Input records:
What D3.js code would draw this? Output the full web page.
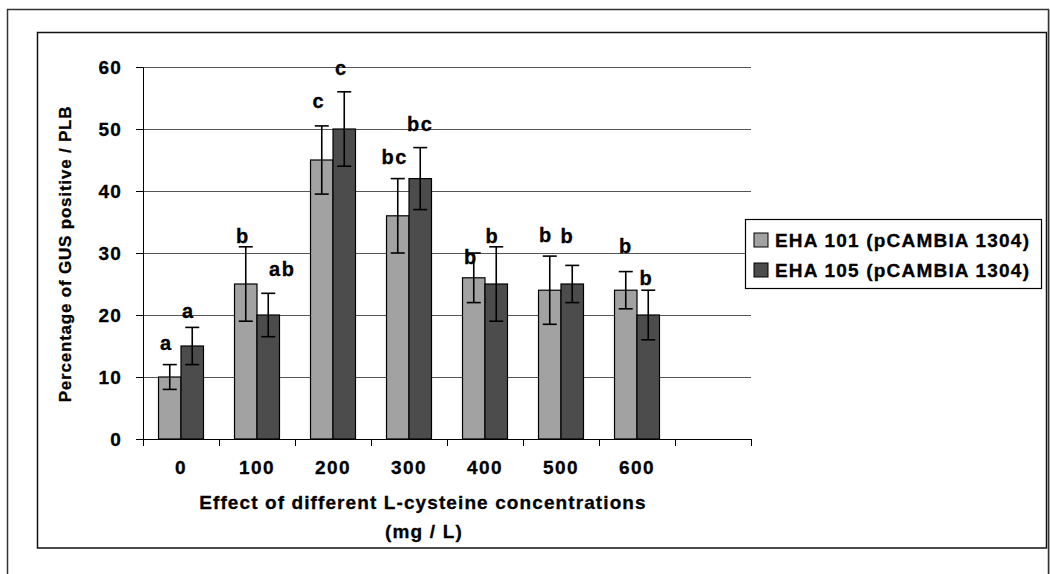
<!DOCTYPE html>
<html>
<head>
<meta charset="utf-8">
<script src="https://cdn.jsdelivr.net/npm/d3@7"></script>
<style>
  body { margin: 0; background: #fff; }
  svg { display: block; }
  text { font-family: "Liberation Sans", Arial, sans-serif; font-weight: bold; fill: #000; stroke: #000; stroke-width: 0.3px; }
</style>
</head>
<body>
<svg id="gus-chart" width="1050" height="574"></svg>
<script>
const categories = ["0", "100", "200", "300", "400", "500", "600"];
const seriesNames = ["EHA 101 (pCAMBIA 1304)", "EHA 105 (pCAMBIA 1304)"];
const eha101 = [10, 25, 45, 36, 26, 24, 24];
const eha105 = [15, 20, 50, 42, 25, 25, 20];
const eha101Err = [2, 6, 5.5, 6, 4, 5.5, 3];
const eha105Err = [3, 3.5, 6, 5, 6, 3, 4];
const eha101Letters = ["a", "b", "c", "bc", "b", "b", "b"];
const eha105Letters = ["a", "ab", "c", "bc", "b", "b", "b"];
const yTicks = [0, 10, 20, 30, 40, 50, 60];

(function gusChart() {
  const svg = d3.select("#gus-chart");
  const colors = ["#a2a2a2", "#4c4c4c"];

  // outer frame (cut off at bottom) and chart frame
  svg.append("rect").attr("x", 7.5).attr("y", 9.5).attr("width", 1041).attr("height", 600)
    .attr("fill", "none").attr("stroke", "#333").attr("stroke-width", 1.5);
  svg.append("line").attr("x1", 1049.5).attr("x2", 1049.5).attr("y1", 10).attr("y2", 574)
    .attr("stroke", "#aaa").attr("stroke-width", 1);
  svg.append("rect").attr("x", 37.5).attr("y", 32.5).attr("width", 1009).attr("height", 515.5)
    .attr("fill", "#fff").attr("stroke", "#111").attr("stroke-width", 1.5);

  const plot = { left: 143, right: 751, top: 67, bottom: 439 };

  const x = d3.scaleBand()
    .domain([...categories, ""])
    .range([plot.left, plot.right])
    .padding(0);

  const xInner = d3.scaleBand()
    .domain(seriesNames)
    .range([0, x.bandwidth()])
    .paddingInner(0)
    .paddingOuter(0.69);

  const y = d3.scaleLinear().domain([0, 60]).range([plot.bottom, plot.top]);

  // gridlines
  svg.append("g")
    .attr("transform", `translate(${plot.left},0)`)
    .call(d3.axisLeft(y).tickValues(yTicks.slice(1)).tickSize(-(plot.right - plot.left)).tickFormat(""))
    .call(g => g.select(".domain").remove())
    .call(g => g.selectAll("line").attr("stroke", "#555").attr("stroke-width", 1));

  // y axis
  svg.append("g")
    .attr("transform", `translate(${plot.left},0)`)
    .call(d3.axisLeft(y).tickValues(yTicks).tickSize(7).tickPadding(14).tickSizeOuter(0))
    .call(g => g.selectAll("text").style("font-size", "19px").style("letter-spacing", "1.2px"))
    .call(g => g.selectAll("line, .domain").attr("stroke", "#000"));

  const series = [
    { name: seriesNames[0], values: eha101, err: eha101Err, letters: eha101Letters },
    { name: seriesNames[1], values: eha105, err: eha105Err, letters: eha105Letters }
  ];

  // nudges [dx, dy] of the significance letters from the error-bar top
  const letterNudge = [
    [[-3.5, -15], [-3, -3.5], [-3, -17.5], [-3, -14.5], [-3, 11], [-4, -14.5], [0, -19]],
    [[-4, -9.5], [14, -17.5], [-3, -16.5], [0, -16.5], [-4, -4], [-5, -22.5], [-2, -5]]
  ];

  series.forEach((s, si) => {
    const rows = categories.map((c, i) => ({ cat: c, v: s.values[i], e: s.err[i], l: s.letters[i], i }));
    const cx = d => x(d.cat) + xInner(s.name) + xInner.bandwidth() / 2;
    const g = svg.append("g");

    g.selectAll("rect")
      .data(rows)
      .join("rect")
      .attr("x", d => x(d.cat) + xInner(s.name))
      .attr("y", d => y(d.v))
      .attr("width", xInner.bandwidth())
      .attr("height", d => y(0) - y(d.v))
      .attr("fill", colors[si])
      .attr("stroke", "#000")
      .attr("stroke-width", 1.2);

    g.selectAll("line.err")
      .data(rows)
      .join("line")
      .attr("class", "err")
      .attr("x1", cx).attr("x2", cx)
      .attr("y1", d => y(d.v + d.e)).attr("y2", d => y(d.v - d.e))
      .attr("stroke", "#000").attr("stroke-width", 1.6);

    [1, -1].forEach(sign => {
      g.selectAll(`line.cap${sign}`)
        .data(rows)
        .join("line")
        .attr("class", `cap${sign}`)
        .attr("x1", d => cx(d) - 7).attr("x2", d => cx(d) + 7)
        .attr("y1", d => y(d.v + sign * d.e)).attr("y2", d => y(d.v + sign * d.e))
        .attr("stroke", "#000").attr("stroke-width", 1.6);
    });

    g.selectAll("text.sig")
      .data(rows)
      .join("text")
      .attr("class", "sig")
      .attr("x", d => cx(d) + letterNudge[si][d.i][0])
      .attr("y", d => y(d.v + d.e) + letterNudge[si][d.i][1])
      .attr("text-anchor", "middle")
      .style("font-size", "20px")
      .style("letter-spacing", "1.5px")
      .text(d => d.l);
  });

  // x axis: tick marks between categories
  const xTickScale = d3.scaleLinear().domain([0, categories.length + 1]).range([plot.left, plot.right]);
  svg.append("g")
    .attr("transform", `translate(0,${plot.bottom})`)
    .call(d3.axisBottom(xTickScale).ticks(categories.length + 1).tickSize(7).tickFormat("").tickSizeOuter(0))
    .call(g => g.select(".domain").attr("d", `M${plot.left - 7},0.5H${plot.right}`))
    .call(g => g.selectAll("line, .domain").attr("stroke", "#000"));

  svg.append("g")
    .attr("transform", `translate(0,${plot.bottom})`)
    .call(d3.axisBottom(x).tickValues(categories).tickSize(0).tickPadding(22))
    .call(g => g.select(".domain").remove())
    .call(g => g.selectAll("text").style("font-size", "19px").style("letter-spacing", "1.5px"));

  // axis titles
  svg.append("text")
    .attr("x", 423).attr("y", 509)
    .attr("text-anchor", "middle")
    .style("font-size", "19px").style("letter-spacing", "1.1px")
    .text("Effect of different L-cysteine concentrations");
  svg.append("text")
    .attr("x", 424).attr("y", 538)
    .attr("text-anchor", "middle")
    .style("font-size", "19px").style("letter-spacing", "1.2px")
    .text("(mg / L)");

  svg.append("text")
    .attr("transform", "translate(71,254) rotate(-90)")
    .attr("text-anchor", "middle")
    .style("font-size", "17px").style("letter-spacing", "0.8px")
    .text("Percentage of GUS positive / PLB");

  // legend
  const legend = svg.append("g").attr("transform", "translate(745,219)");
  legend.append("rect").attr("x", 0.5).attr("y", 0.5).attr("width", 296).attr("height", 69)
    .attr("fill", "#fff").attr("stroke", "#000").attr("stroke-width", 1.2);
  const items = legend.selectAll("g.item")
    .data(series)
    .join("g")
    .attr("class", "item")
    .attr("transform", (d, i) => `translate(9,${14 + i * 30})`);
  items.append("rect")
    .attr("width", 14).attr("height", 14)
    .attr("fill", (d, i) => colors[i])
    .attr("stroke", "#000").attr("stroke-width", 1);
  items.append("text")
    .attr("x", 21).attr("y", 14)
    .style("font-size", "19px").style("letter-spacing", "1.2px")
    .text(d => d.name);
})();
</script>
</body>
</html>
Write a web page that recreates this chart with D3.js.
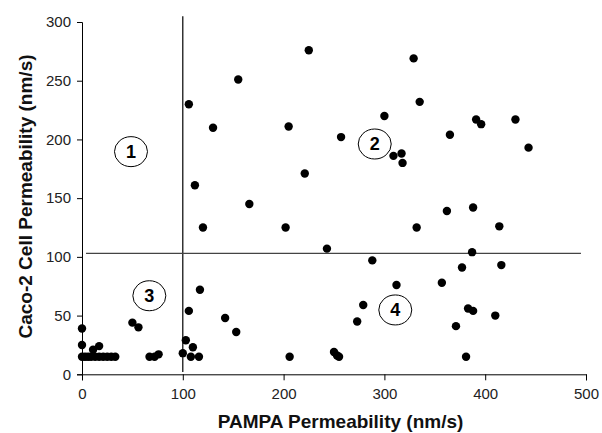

The exercise: Return the lines exactly as they stand, from the start of the entries through the line holding "67, bottom: 439"; omit the pictures.

The solution:
What D3.js code would draw this? Output the full web page.
<!DOCTYPE html>
<html>
<head>
<meta charset="utf-8">
<script src="https://cdn.jsdelivr.net/npm/d3@7"></script>
<style>
  body { margin: 0; background: #fff; }
  svg { display: block; }
  text { font-family: "Liberation Sans", Arial, sans-serif; font-weight: bold; fill: #000; stroke: #000; stroke-width: 0.3px; }
</style>
</head>
<body>
<svg id="gus-chart" width="1050" height="574"></svg>
<script>
const categories = ["0", "100", "200", "300", "400", "500", "600"];
const seriesNames = ["EHA 101 (pCAMBIA 1304)", "EHA 105 (pCAMBIA 1304)"];
const eha101 = [10, 25, 45, 36, 26, 24, 24];
const eha105 = [15, 20, 50, 42, 25, 25, 20];
const eha101Err = [2, 6, 5.5, 6, 4, 5.5, 3];
const eha105Err = [3, 3.5, 6, 5, 6, 3, 4];
const eha101Letters = ["a", "b", "c", "bc", "b", "b", "b"];
const eha105Letters = ["a", "ab", "c", "bc", "b", "b", "b"];
const yTicks = [0, 10, 20, 30, 40, 50, 60];

(function gusChart() {
  const svg = d3.select("#gus-chart");
  const colors = ["#a2a2a2", "#4c4c4c"];

  // outer frame (cut off at bottom) and chart frame
  svg.append("rect").attr("x", 7.5).attr("y", 9.5).attr("width", 1041).attr("height", 600)
    .attr("fill", "none").attr("stroke", "#333").attr("stroke-width", 1.5);
  svg.append("line").attr("x1", 1049.5).attr("x2", 1049.5).attr("y1", 10).attr("y2", 574)
    .attr("stroke", "#aaa").attr("stroke-width", 1);
  svg.append("rect").attr("x", 37.5).attr("y", 32.5).attr("width", 1009).attr("height", 515.5)
    .attr("fill", "#fff").attr("stroke", "#111").attr("stroke-width", 1.5);

  const plot = { left: 143, right: 751, top: 67, bottom: 439 };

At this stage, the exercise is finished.